%%

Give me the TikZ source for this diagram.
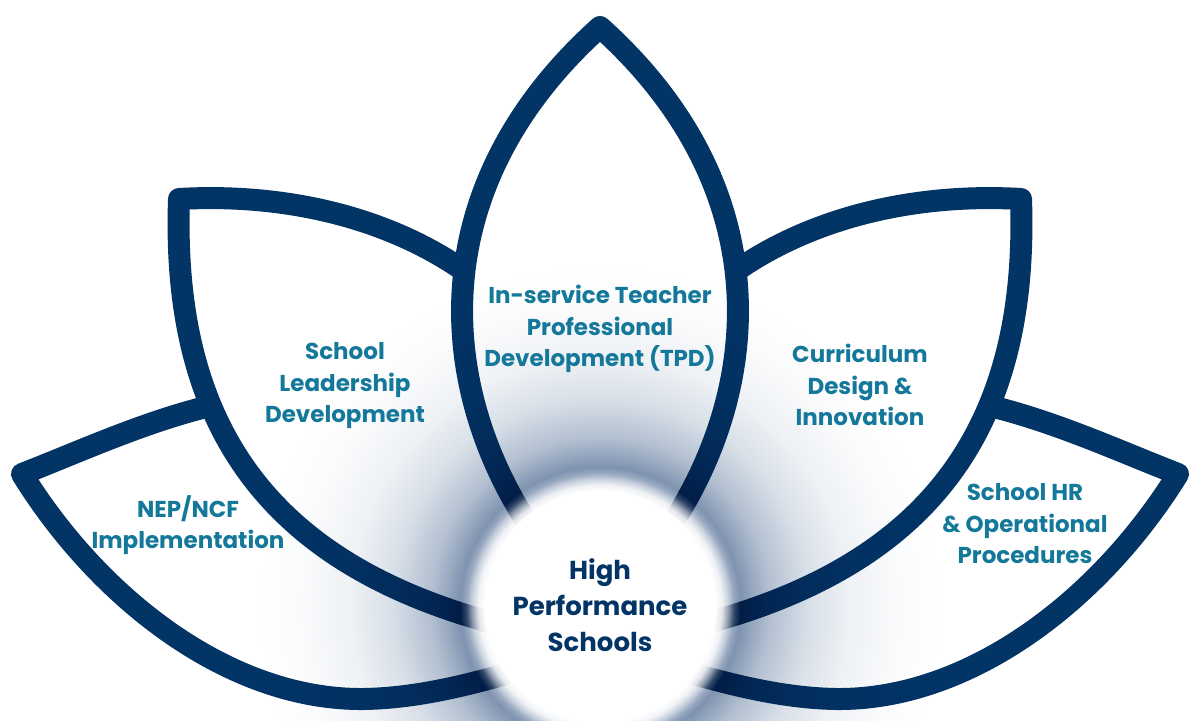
\documentclass[tikz,border=0pt]{standalone}
\usepackage{fontspec}
\setmainfont{Poppins}
\definecolor{navy}{HTML}{033466}
\definecolor{petalink}{HTML}{14789B}
\definecolor{glowA}{HTML}{7F93B0}
\definecolor{glowB}{HTML}{B3C0D1}
\definecolor{glowC}{HTML}{D9E0E8}
\definecolor{glowD}{HTML}{EEF1F5}
\definecolor{glowE}{HTML}{FAFBFC}
\definecolor{haloA}{HTML}{E0E0E0}
\definecolor{haloB}{HTML}{909090}
\definecolor{haloC}{HTML}{303030}
%glow round the core, 1bp = 36pt on a circle of radius 900
\pgfdeclareradialshading{lotusglow}{\pgfpoint{0bp}{0bp}}{color(0bp)=(glowA); color(3.89bp)=(glowA); color(4.72bp)=(glowB); color(5.83bp)=(glowC); color(6.94bp)=(glowD); color(8.33bp)=(glowE); color(9.58bp)=(white); color(25bp)=(white)}
\pgfdeclareradialshading{lotushalo}{\pgfpoint{0bp}{0bp}}{color(0bp)=(white); color(3.19bp)=(white); color(3.39bp)=(haloA); color(3.56bp)=(haloB); color(3.72bp)=(haloC); color(3.89bp)=(black); color(25bp)=(black)}
\tikzset{
    petal/.style={
    fill=white,
    draw=navy,
    line width=22pt,
    line join=round,
    },
    petaltxt/.style={text=petalink, font=\bfseries\fontsize{23}{31.5}\selectfont, align=center},
    coretxt/.style={circle, fill=white, minimum size=230pt, inner sep=0pt, text=navy, font=\bfseries\fontsize{26}{36}\selectfont, align=center},
}
\begin{document}
\begin{tikzpicture}[x=1pt, y=-1pt]
\useasboundingbox (0,0) rectangle (1190,720);
\draw[petal] (600,645) .. controls (520,670) and (440,698) .. (363,699) .. controls (230,700) and (100,600) .. (22,474) .. controls (110,440) and (220,385) .. (330,395) .. controls (450,410) and (560,520) .. (600,645) -- cycle; % petal NEP
\draw[petal] (600,645) .. controls (680,670) and (760,698) .. (837,699) .. controls (970,700) and (1100,600) .. (1178,474) .. controls (1090,440) and (980,385) .. (870,395) .. controls (750,410) and (640,520) .. (600,645) -- cycle; % petal HR
\draw[petal] (600,645) .. controls (300,600) and (170,460) .. (179,199) .. controls (300,192) and (420,225) .. (500,300) .. controls (560,360) and (600,500) .. (600,645) -- cycle; % petal leadership
\draw[petal] (600,645) .. controls (900,600) and (1030,460) .. (1021,199) .. controls (900,192) and (780,225) .. (700,300) .. controls (640,360) and (600,500) .. (600,645) -- cycle; % petal curriculum
\draw[petal] (600,610) .. controls (450,470) and (385,220) .. (600,27) .. controls (815,220) and (750,470) .. (600,610) -- cycle; % petal TPD
\begin{scope}[blend mode=multiply]
\shade[shading=lotusglow] (600,607) circle[radius=900]; % glow
\end{scope}
\begin{scope}[blend mode=screen]
\shade[shading=lotushalo] (600,607) circle[radius=900]; % halo
\end{scope}
\node[coretxt] (core) at (600,605) {High\\Performance\\Schools};
\node[petaltxt] (tpd) at (600,329) {In-service Teacher\\Professional\\Development (TPD)};
\node[petaltxt] (lead) at (345,386) {School\\Leadership\\Development};
\node[petaltxt] (curr) at (860,385) {Curriculum\\Design \&\\Innovation};
\node[petaltxt] (nep) at (188,525) {NEP/NCF\\Implementation};
\node[petaltxt] (hr) at (1025,524) {School HR\\\& Operational\\Procedures};
\end{tikzpicture}
\end{document}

%%

■ YOUR OBJECTIVE ■
Repeat the material above verbatim. Leave the pictures behind.

■ EXERCISE SOLUTION ■
Give me the TikZ source for this diagram.
\documentclass[tikz,border=0pt]{standalone}
\usepackage{fontspec}
\setmainfont{Poppins}
\definecolor{navy}{HTML}{033466}
\definecolor{petalink}{HTML}{14789B}
\definecolor{glowA}{HTML}{7F93B0}
\definecolor{glowB}{HTML}{B3C0D1}
\definecolor{glowC}{HTML}{D9E0E8}
\definecolor{glowD}{HTML}{EEF1F5}
\definecolor{glowE}{HTML}{FAFBFC}
\definecolor{haloA}{HTML}{E0E0E0}
\definecolor{haloB}{HTML}{909090}
\definecolor{haloC}{HTML}{303030}
%glow round the core, 1bp = 36pt on a circle of radius 900
\pgfdeclareradialshading{lotusglow}{\pgfpoint{0bp}{0bp}}{color(0bp)=(glowA); color(3.89bp)=(glowA); color(4.72bp)=(glowB); color(5.83bp)=(glowC); color(6.94bp)=(glowD); color(8.33bp)=(glowE); color(9.58bp)=(white); color(25bp)=(white)}
\pgfdeclareradialshading{lotushalo}{\pgfpoint{0bp}{0bp}}{color(0bp)=(white); color(3.19bp)=(white); color(3.39bp)=(haloA); color(3.56bp)=(haloB); color(3.72bp)=(haloC); color(3.89bp)=(black); color(25bp)=(black)}
\tikzset{
    petal/.style={
    fill=white,
    draw=navy,
    line width=22pt,
    line join=round,
    },
    petaltxt/.style={text=petalink, font=\bfseries\fontsize{23}{31.5}\selectfont, align=center},
    coretxt/.style={circle, fill=white, minimum size=230pt, inner sep=0pt, text=navy, font=\bfseries\fontsize{26}{36}\selectfont, align=center},
}
\begin{document}
\begin{tikzpicture}[x=1pt, y=-1pt]
\useasboundingbox (0,0) rectangle (1190,720);
\draw[petal] (600,645) .. controls (520,670) and (440,698) .. (363,699) .. controls (230,700) and (100,600) .. (22,474) .. controls (110,440) and (220,385) .. (330,395) .. controls (450,410) and (560,520) .. (600,645) -- cycle; % petal NEP
\draw[petal] (600,645) .. controls (680,670) and (760,698) .. (837,699) .. controls (970,700) and (1100,600) .. (1178,474) .. controls (1090,440) and (980,385) .. (870,395) .. controls (750,410) and (640,520) .. (600,645) -- cycle; % petal HR
\draw[petal] (600,645) .. controls (300,600) and (170,460) .. (179,199) .. controls (300,192) and (420,225) .. (500,300) .. controls (560,360) and (600,500) .. (600,645) -- cycle; % petal leadership
\draw[petal] (600,645) .. controls (900,600) and (1030,460) .. (1021,199) .. controls (900,192) and (780,225) .. (700,300) .. controls (640,360) and (600,500) .. (600,645) -- cycle; % petal curriculum
\draw[petal] (600,610) .. controls (450,470) and (385,220) .. (600,27) .. controls (815,220) and (750,470) .. (600,610) -- cycle; % petal TPD
\begin{scope}[blend mode=multiply]
\shade[shading=lotusglow] (600,607) circle[radius=900]; % glow
\end{scope}
\begin{scope}[blend mode=screen]
\shade[shading=lotushalo] (600,607) circle[radius=900]; % halo
\end{scope}
\node[coretxt] (core) at (600,605) {High\\Performance\\Schools};
\node[petaltxt] (tpd) at (600,329) {In-service Teacher\\Professional\\Development (TPD)};
\node[petaltxt] (lead) at (345,386) {School\\Leadership\\Development};
\node[petaltxt] (curr) at (860,385) {Curriculum\\Design \&\\Innovation};
\node[petaltxt] (nep) at (188,525) {NEP/NCF\\Implementation};
\node[petaltxt] (hr) at (1025,524) {School HR\\\& Operational\\Procedures};
\end{tikzpicture}
\end{document}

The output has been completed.